Data lines:
[Start]
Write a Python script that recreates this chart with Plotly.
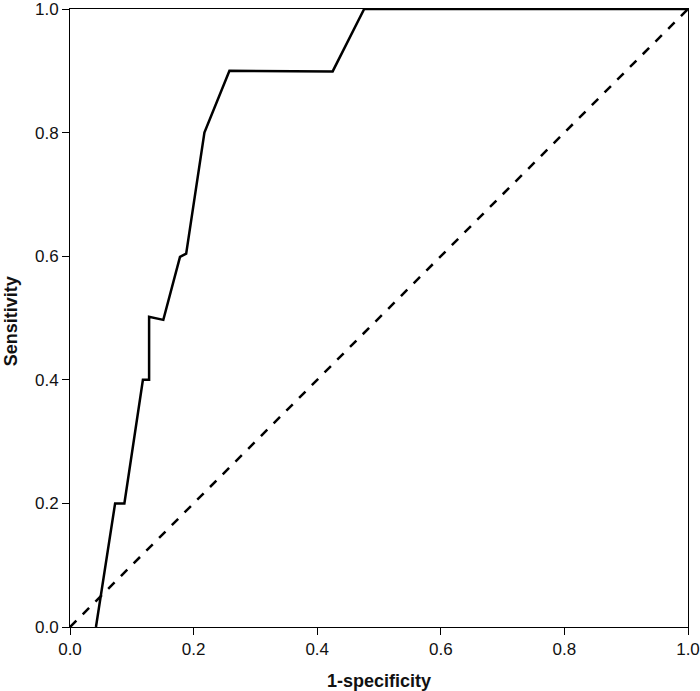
import plotly.graph_objects as go

# ROC curve points
fpr = [0.042, 0.073, 0.088, 0.118, 0.128, 0.128, 0.151, 0.178, 0.188, 0.2175, 0.258, 0.425, 0.476, 1.0]
tpr = [0.0, 0.2, 0.2, 0.4, 0.4, 0.502, 0.497, 0.599, 0.604, 0.800, 0.900, 0.899, 1.0, 1.0]
ref_x = [0, 1]
ref_y = [0, 1]
tick_vals = [0, 0.2, 0.4, 0.6, 0.8, 1.0]
tick_text = ["0.0", "0.2", "0.4", "0.6", "0.8", "1.0"]
x_title = "1-specificity"
y_title = "Sensitivity"

W, H = 700, 691
ML, MR, MT, MB = 70, 12, 9, 64
plot_w = W - ML - MR
plot_h = H - MT - MB

FONT = "Liberation Sans, Arial, Helvetica, sans-serif"

fig = go.Figure()
fig.add_trace(go.Scatter(x=ref_x, y=ref_y, mode="lines",
                         line=dict(color="black", width=2.5, dash="dash"),
                         cliponaxis=False, showlegend=False, hoverinfo="skip"))
fig.add_trace(go.Scatter(x=fpr, y=tpr, mode="lines",
                         line=dict(color="black", width=2.5),
                         cliponaxis=False, showlegend=False))

axis_common = dict(range=[0, 1], tickvals=tick_vals, ticktext=tick_text,
                   showgrid=False, zeroline=False, showline=True, mirror=True,
                   linecolor="black", linewidth=1, ticks="outside", ticklen=7,
                   tickcolor="black", tickwidth=1, automargin=False,
                   ticklabeloverflow="allow",
                   tickfont=dict(family=FONT, size=17, color="#111"))

fig.update_xaxes(**axis_common)
fig.update_yaxes(**axis_common)

fig.add_annotation(text="<b>" + x_title + "</b>", xref="paper", yref="paper",
                   x=0.5, y=-(681 - (MT + plot_h)) / plot_h,
                   xanchor="center", yanchor="middle", showarrow=False,
                   font=dict(family=FONT, size=18, color="#111"))
fig.add_annotation(text="<b>" + y_title + "</b>", xref="paper", yref="paper",
                   x=-(ML - 10.5) / plot_w, y=0.494, textangle=-90,
                   xanchor="center", yanchor="middle", showarrow=False,
                   font=dict(family=FONT, size=18, color="#111"))

fig.update_layout(width=W, height=H,
                  margin=dict(l=ML, r=MR, t=MT, b=MB, pad=0, autoexpand=False),
                  plot_bgcolor="white", paper_bgcolor="white")

fig.write_html("out.html", config={"displayModeBar": False},
               post_script="document.body.style.margin='0';document.body.style.overflow='hidden';")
[End]
What is being asked:
Restate the data word for word from its first line through the line with "import plotly.graph_objects as go", leaving out any picture along the way.

Exercise solution:
Write a Python script that recreates this chart with Plotly.
import plotly.graph_objects as go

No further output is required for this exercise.